Semantic Access to ChEMBL

ChEMBL is a database of bioactive drug-like small molecules curated by the The European Bioinformatics Institute (EBI). EBI makes relational database versions (MySQL and Oracle) available for download. As part of a recent project I wrapped ChEMBL MySQL into OWL using TopBraid Composer's D2RQ support.

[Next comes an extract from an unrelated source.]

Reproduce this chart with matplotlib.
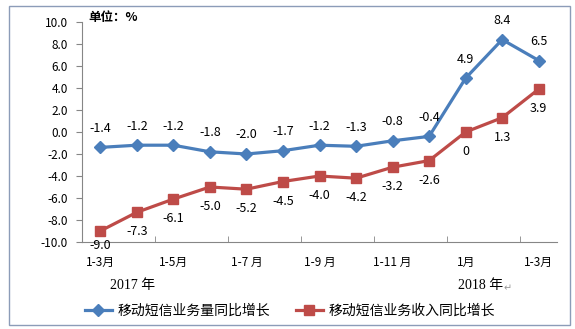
import matplotlib.pyplot as plt
from matplotlib.patches import Rectangle

plt.rcParams['font.family'] = ['Noto Sans CJK SC', 'DejaVu Sans']

# data
months = ['1-3月', '1-4月', '1-5月', '1-6月', '1-7 月', '1-8月', '1-9 月', '1-10月',
          '1-11 月', '1-12月', '1月', '1-2月', '1-3月']
volume_growth = [-1.4, -1.2, -1.2, -1.8, -2.0, -1.7, -1.2, -1.3, -0.8, -0.4, 4.9, 8.4, 6.5]
revenue_growth = [-9.0, -7.3, -6.1, -5.0, -5.2, -4.5, -4.0, -4.2, -3.2, -2.6, 0, 1.3, 3.9]
revenue_text = ['-9.0', '-7.3', '-6.1', '-5.0', '-5.2', '-4.5', '-4.0', '-4.2', '-3.2', '-2.6',
                '0', '1.3', '3.9']
volume_name = '移动短信业务量同比增长'
revenue_name = '移动短信业务收入同比增长'

BLUE = '#4A7EBB'
RED = '#BE4B48'
AXIS = '#868686'

W, H = 575, 329
fig = plt.figure(figsize=(W / 100, H / 100), dpi=100)
ax = fig.add_axes([82 / W, 1 - 242 / H, 475 / W, 220 / H])

x = list(range(len(months)))
l1, = ax.plot(x, volume_growth, color=BLUE, lw=2.3, marker='D', ms=6.5,
              label=volume_name)
l2, = ax.plot(x, revenue_growth, color=RED, lw=2.3, marker='s', ms=7.5,
              label=revenue_name)

for i, v in enumerate(volume_growth):
    ax.annotate(f'{v:.1f}', (i, v), xytext=(0, 9), textcoords='offset points',
                ha='center', va='bottom', fontsize=9, color='black')
for i, v in enumerate(revenue_growth):
    off = -6 if i == 0 else -9.5
    ax.annotate(revenue_text[i], (i, v), xytext=(0, off), textcoords='offset points',
                ha='center', va='top', fontsize=9, color='black')

ax.set_xlim(-0.5, len(months) - 0.5)
ax.set_ylim(-10, 10)
ax.set_yticks([-10, -8, -6, -4, -2, 0, 2, 4, 6, 8, 10])
ax.set_yticklabels([f'{t:.1f}' for t in ax.get_yticks()], fontsize=8.5)
ax.set_xticks(x[::2])
ax.set_xticklabels(months[::2], fontsize=8.5)
ax.set_xticks([1.5, 3.5, 5.5, 7.5, 9.5, 11.5], minor=True)
ax.tick_params(axis='x', which='major', length=0, pad=10)
ax.tick_params(axis='x', which='minor', length=4, color=AXIS, direction='in')
ax.tick_params(axis='y', length=4, color=AXIS, direction='out', pad=6)
for s in ['top', 'right']:
    ax.spines[s].set_visible(False)
for s in ['left', 'bottom']:
    ax.spines[s].set_color(AXIS)

fig.text(88 / W, 1 - 18 / H, '单位：%', fontsize=9, fontweight='bold', va='center')
fig.text(133 / W, 1 - 286 / H, '2017 年', fontsize=10, ha='center', va='center',
         family=['Liberation Serif', 'Noto Sans CJK SC'])
fig.text(481 / W, 1 - 286 / H, '2018 年', fontsize=10, ha='center', va='center',
         family=['Liberation Serif', 'Noto Sans CJK SC'])
fig.text(508 / W, 1 - 288 / H, '↵', fontsize=7, color='#999999', ha='center',
         va='center', family=['DejaVu Sans'])

fig.legend(handles=[l1, l2], loc='center', bbox_to_anchor=(290 / W, 1 - 311 / H),
           ncol=2, frameon=False, fontsize=10, handlelength=2.0, columnspacing=1.8,
           handletextpad=0.4)

fig.patches.append(Rectangle((9 / W, 1 - 325 / H), 561 / W, 319 / H,
                             transform=fig.transFigure, fill=False,
                             edgecolor='#8C9CB8', lw=1))

fig.savefig('out.png', dpi=100)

The steps I took were as follows:
  1. created an Ubuntu Server (10.04 x64) LAMP Virtual Machine using VMWare Fusion on an iMac
  2. installed phpmyadmin on the VM to allow access to MySQL from my Web browser, and tested this to be sure I could access MySQL in the VM guest from Firefox on the VM host
  3. uncompressed and unarchived the chembl_08_mysql.tar.gz download file in the VM
  4. the resulting folder contains an INSTALL file which tells you to create a database and execute the chembl_08.mysqldump.sql file which loads the database using CREATE TABLE and INSERT statements
  5. logged into phpmyadmin from the VM host Firefox and checked that I could browse the ChEBML MySQL data ... it looked fine, there's a screenshot below showing there are 7 million records in the tables as well as a screenshot of the MySQL data model






  6. for licensing reasones, TopBraid cannot distribute the MySQL JDBC driver so I downloaded the mysql-connector.jar and place it in the TBC workspace root folder (TBC help explained this and included links to the MySQL Web site)
  7. started TopBraid Composer and created a new project called ChEMBL
  8. Selected the project and Import, Create Mapping Files for D2RQ Relational Database Interface
  9. filled in the filename of chembl_08, , base URIs of http://www.ebi.ac.uk/chembl_08-xxx.owl, database URL/database user/password and MySQL JDBC driver class



  10. Selected Finish and held my breath ... and after a couple of minutes .. Success!




I won't pretend it's fast to do general instance data browsing - I set my TBC to bring back 30,000 triples at a time to get lots of data, however doing SPARQL queries works pretty quickly. I'm now off to modify the D2RQ mapping to fit with another ontology, but the D2RQ approach to data integration is clearly a powerful and useful capability.



The default mapping creates usable URIs that enable SPARQL queries across classes, so I'm off to a good start. I'll update this post if the D2RQ mapping changes turn out to be interesting.